Wolne żarty. Ubek ubekowi oka nie wykole. Wierzycie, że TVN 'demaskuje' zagrania ubeka? Jest to schematyczna zagrywka z cyklu "ujawniaj ujawnione". Podjęli decyzję, że trzeba czymś zagłuszyć ostateczne zdemaskowanie Bolka. Ustawili teatrzyk. Odegrali role.
Schemat zgrany jak stara płyta. Najpierw kilka dni ataków na autorów książki o donosach Wałęsy, Cenckiewicza i Gontarczyka. Potem próba przejęcia inicjatywy i sprowadzenie tematu na manowce, czyli zagłuszanie. Jednocześnie Wildstein rytualnie ogłasza, że najlepiej Maleszkę zamilczeć.
Zamilczeć zło?! Zamilczenie zła oznacza sprzyjanie złu. Milczenie wobec zła jest oczywistym fałszem i oczywistym złem. Jednak zamilczenie dla ubeka jest wyborem najlepszym, bo inaczej mógłby poplątać się w zeznaniach. Dlatego Wildstein ogłasza, że Maleszkę trzeba zamilczeć.
Maleszka jest tematem bezpiecznym, bo jest rozpoznany (ujawniaj tylko to, co już powszechnie wiadomo!).

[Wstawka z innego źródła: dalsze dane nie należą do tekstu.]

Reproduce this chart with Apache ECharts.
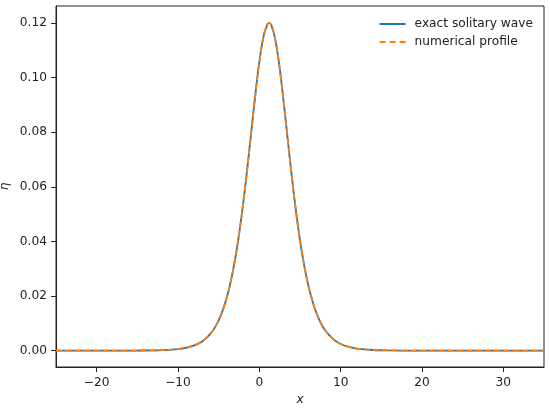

Podobnie Misja Specjalna, program Anity Gargas w TVP 'demaskuje' tylko pozornie, bo skupia się na rzeczach bezpiecznych dla ubekistanu. Wiosną zrobili program o jakimś działaczu Platformy Obywatelskiej z Bielska Białej, o którym od dawna wiadomo już było, że jest spalony i skompromitowany. Tak w praktyce wygląda zasada "ujawniaj tylko to, co już jest ujawnione". Gdyby Anicie Gargas zależało na prawdzie, zrobiłaby parę reportaży o funkcjonowaniu i rekordowym zadłużaniu się szpitali pod kontrolą samorządów z Dolnego Śląska, zdominowanych przez działaczy Platformy Obywatelskiej.
Aby robić dobre programy, wcale nie trzeba sięgać do materiałów tajnych. Wildstein i Gargas w swoich programach w TVP pozorują odsłanianie tajemnic. Udają, że dopuszczają widza do czegoś zupełnie dotychczas nieznanego. Wykonują wyznaczone dla nich role zagłuszarek. Aby nie dopuścić do głosu społeczeństwa i nie mówić o sprawach dotychczas szerzej nieznanych, a kompromitujących dla obecnej ekipy rządzącej.
Gdyby Wildstein był wrogiem ubekistanu, nie otrzymałby programu w czasie wysokiej oglądalności i TVN nie współpracowałaby z nim podczas przygotowania programu. A tu proszę, lansują Wildsteina w TVN!